Luckily, our children did not witness this final, painful stage in our marriage breakdown, when the verbal abuse became so extreme I had to give a final ultimatum for him to leave the family home. He had refused up until that point, the cruel phase causing him to say things like "you should leave – you've been the useless one in the marriage all along". The list of my failures was repeated to me every night, until I reached my own busting point. I was blessed with two or three very close friends who stood by me in ways that I will never forget. But at home, in my bed, every night, I have never felt so isolated. And two years later, that feeling still hovers like a ghost passing through the night.
My husband is now in a new relationship with a man. He is mentally stable, civil and helpful towards me and still a wonderful father. We told our children together that he is gay about six months before he moved out, and they have been incredibly supportive although, like all of us, they have good days and bad in the recovery process. My ex has a new group of friends – or 'tribe', as Charles Neal refers to it - and seems all the happier for it. He never refers to the painful time now, and has never apologised for or addressed the abuse that he hurled at me.
I am doing okay, but when I read about the 'tribe', it struck me that that is where I still struggle. My tribe has gone. My family nest has collapsed, and friends who once had us over for family Sunday lunches have suddenly gone quiet. My in-laws have gone awkwardly quiet too. I am strong, and my role as mum still keeps me smiling, of course. But when I think about the future that I had hoped we would have together - growing old, sharing worries, being grandparents, taking life easier in each other's arms - the fear of isolation kicks in.

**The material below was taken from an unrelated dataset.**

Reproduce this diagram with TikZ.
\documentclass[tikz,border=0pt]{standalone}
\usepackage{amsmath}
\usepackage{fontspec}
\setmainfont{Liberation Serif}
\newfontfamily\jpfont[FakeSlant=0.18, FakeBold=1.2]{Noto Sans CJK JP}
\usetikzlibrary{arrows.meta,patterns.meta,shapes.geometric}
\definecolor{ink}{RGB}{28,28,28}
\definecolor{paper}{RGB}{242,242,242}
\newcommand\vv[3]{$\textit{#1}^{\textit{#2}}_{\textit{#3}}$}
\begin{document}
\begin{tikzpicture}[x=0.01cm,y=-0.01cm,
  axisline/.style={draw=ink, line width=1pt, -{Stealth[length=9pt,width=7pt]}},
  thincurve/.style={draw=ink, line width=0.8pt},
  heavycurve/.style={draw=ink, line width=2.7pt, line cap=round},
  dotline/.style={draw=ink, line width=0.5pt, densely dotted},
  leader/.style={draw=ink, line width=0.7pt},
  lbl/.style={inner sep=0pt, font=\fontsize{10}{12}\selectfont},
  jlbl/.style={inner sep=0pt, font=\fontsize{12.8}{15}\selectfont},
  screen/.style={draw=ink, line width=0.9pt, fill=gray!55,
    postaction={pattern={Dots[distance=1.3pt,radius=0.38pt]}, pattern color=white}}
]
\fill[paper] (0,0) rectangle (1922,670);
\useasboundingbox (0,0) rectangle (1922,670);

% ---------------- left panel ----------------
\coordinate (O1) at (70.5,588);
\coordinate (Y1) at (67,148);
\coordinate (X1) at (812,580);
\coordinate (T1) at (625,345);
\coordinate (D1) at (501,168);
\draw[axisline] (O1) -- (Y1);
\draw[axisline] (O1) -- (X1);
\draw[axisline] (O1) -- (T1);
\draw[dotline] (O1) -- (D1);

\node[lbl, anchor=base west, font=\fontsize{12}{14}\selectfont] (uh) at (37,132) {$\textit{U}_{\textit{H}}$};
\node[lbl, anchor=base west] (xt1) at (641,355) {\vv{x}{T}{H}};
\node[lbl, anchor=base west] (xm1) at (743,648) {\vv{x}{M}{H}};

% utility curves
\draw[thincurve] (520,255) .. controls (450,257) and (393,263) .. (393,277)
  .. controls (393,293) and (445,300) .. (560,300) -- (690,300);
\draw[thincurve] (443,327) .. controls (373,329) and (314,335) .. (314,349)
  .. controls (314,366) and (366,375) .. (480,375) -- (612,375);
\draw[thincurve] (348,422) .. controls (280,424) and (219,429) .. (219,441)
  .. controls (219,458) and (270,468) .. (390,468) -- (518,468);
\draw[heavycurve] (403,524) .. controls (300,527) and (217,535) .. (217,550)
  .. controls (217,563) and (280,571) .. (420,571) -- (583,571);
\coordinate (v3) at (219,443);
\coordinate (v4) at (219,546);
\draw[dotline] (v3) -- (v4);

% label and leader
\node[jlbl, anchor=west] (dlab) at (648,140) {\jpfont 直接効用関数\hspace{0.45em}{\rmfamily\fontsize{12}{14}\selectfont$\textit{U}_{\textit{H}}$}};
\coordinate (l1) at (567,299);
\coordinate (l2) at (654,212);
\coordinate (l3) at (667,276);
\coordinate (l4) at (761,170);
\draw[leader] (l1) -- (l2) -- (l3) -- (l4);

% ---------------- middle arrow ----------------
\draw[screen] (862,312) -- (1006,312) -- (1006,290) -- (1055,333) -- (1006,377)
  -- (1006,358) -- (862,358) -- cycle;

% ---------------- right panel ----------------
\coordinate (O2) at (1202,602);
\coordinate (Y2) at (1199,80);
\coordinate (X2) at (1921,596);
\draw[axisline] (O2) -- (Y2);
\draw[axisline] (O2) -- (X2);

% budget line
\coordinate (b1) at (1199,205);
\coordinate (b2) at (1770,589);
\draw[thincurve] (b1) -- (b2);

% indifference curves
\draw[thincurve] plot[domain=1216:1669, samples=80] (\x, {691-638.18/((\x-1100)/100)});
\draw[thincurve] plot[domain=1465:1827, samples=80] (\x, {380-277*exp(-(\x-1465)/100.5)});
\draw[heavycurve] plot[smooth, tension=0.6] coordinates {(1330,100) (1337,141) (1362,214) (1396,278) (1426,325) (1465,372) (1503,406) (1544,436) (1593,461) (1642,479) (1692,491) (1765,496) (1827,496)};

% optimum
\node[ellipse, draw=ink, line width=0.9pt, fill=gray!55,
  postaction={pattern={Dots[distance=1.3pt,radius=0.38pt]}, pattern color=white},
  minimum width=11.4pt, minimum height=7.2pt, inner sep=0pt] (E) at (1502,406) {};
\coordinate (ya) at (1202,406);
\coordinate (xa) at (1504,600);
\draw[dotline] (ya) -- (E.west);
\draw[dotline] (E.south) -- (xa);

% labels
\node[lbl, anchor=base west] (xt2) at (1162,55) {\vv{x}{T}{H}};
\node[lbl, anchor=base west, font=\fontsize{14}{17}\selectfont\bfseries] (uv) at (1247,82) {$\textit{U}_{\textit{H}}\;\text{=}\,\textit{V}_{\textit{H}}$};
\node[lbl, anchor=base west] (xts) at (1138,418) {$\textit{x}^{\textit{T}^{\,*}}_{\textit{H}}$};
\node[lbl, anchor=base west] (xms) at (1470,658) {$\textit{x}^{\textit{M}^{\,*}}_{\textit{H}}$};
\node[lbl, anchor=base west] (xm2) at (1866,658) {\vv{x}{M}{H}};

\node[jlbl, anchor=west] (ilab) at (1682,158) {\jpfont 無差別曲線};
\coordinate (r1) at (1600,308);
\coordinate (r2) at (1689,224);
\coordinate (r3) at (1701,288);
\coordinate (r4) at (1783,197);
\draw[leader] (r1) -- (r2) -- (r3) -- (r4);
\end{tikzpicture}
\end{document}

Thankfully, there was one other place where I found solace. It is quite simply a group of women - wives and partners of gay men - who support each other on a forum just like Mumsnet. It is called English Wives, although sometimes I think it should be called Saving Lives, it has been so invaluable. They don't have all the answers either, but they have put a stop to that feeling of isolation. Some issues are still unanswered: why can't a wife or husband divorce their spouse on terms of adultery when they have sex with someone of the same sex? Why does the gay support network seldom offer support to loved ones left in the wake of the coming out process? Why do so many men wait until they are fifty and leave us on that middle shelf of shite, balancing our menopause on one side, and our children on the other?
Reflecting on the book again, I am relieved for the men Neal features - they have found expert help, support groups, new partners. If Neal could call his next one, What Straight Women Do Next, that would be even more helpful. Because I am still waiting for an answer to that one.